That man who, bearing precious seed,

In going forth doth mourn,

He doubtless bringing back his sheaves,

Rejoicing shall return.

It was Friday afternoon when John Black arrived at his destination on Red River. On Sabbath following he went with the people to the Episcopal Church of St. John's, now on the north side of the city of Winnipeg, in which the Kildonan people always claimed a share. Expecting their minister, the people had made a compromise with the Hudson's Bay Company as to property, and had been given a glebe lot called "La Grenouilliere," Frog Plain, two or three miles down the river, as a site for church and manse. Here they had already erected a manse for their new minister, and though not quite finished, it served as a meeting-place for the people in their worship for the first year or two of the mission.

During the week after Mr. Black's arrival, the news went quickly about the settlement, so that on Sabbath, September 28th, 1851, three hundred of the Selkirk settlers, who had a week before met in St. John's, assembled for service in the manse at Kildonan. Here the first sermon was preached by a Presbyterian minister in the wide region west of Lake Superior, where now the Presbyterian Church is much the largest body engaged in spreading the Gospel.


CHAPTER V. The Early Settlers on Red River.
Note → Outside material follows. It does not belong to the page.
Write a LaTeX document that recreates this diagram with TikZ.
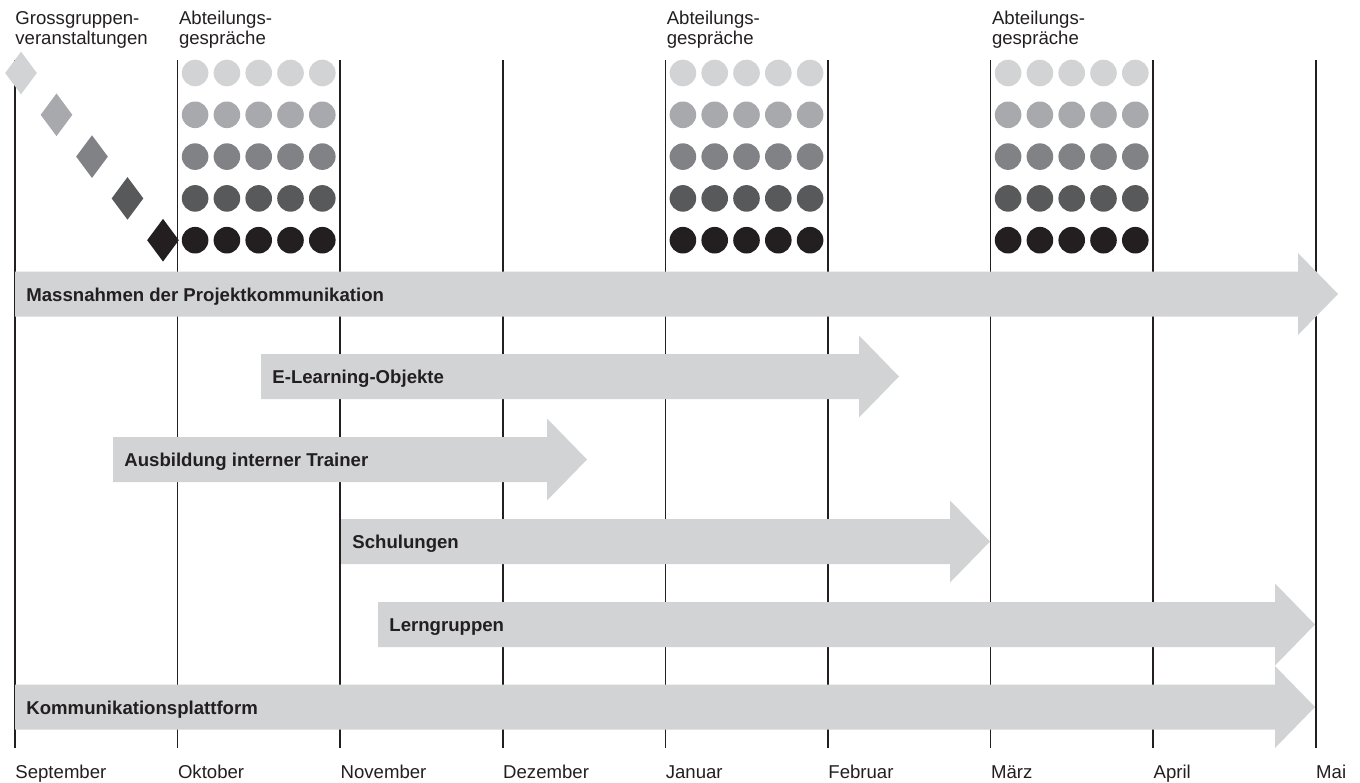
\documentclass[tikz,border=0pt]{standalone}
\usepackage{fontspec}
\setmainfont{Liberation Sans}
\usetikzlibrary{shapes.geometric}
\definecolor{shade1}{HTML}{D1D3D4}
\definecolor{shade2}{HTML}{A7A9AC}
\definecolor{shade3}{HTML}{808285}
\definecolor{shade4}{HTML}{58595B}
\definecolor{shade5}{HTML}{231F20}
\definecolor{bargray}{HTML}{D1D3D4}
\begin{document}
\begin{tikzpicture}[
       x=0.5pt, y=-0.5pt,
       font=\fontsize{9.3}{10}\selectfont,
       monthline/.style={line width=0.75pt, draw=shade5},
       monthname/.style={anchor=base west, inner sep=0pt, text=shade5},
       topnote/.style={anchor=north west, inner sep=0pt, align=left, text=shade5},
       dot/.style={circle, inner sep=0pt, minimum size=13.3pt},
       rhomb/.style={diamond, inner sep=0pt, minimum width=16pt, minimum height=21.5pt},
       barfill/.style={fill=bargray},
       bartext/.style={anchor=base west, inner sep=0pt, text=shade5, font=\fontsize{9.3}{10}\selectfont\bfseries}
   ]
   \useasboundingbox (0,0) rectangle (1360,782);

   \foreach \m [count=\i from 0] in {September,Oktober,November,Dezember,Januar,Februar,März,April,Mai} {
     \coordinate (top\i) at (15+162.6*\i,60);
     \coordinate (bot\i) at (15+162.6*\i,748);
     \draw[monthline] (top\i) -- (bot\i);
     \node[monthname] (month\i) at (15+162.6*\i,778) {\m};
   }

   \node[topnote] (gross) at (15,11) {Grossgruppen-\\veranstaltungen};
   \node[topnote] (abt1) at (178.6,11) {Abteilungs-\\gespräche};
   \node[topnote] (abt2) at (666.4,11) {Abteilungs-\\gespräche};
   \node[topnote] (abt3) at (991.6,11) {Abteilungs-\\gespräche};

   \foreach \r in {1,...,5}
     \node[rhomb, fill=shade\r] (gg\r) at (21+35.5*\r-35.5,73+41.8*\r-41.8) {};

   \foreach \g/\x in {okt/177.6,jan/665.4,mar/990.6}
     \foreach \r in {1,...,5}
       \foreach \c in {1,...,5}
         \node[dot, fill=shade\r] (\g-\r-\c) at (\x+17.5+31.8*\c-31.8,73+41.8*\r-41.8) {};

   \foreach \n/\xa/\xb/\y/\t in {
       mass/15/1338/294/Massnahmen der Projektkommunikation,
       elearn/261/899/376.5/E-Learning-Objekte,
       train/113/587/459.5/Ausbildung interner Trainer,
       schul/341/990/541.5/Schulungen,
       lern/378/1315/624.5/Lerngruppen,
       platt/15/1315/707/Kommunikationsplattform} {
     \fill[barfill] (\xa,\y-22.5) -- (\xb-40,\y-22.5) -- (\xb-40,\y-41) -- (\xb,\y)
       -- (\xb-40,\y+41) -- (\xb-40,\y+22.5) -- (\xa,\y+22.5) -- cycle;
     \node[bartext] (\n) at (\xa+11,\y+7) {\t};
   }
   \end{tikzpicture}
\end{document}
On the banks of the Red River of the North for well nigh forty years before the coming of John Black, there had existed the Red River Settlement. Fort Garry was its centre for upwards of thirty years of that period. The fur trader on the Mackenzie River looked to the settlement as his probable haven of rest when he should have finished his days of active service and retired; the half-breed hunter of the plains thought of it as the paradise to which he might make his annual visit, or the place where he might at last settle, while the Kildonan settler boasted that there was no place like his "oasis" in the Northwest wilderness, and that the traveller who had tasted the magical waters of Red River would always return to them again. The Canadian youth read in his school-book of a far distant outpost, Fort Garry, and chilled by the very sound of the name, whispering "cold as Siberia," passed on to the next subject. The Canadian statesman dreamed of a Canada from ocean to ocean, but as he thought of the thousand miles of impassable rocks and morasses between him and the fur-traders, he could only shudder and say, "perhaps sometime," while the secretary of the Hudson's Bay Company House in London with darkest secrecy folded together his epistles, addressed them "via Pembina," and then slipped quietly away to his suburban residence, knowing that he had the key in his pocket to unlock the door to half a continent, around which was built an impenetrable Chinese wall.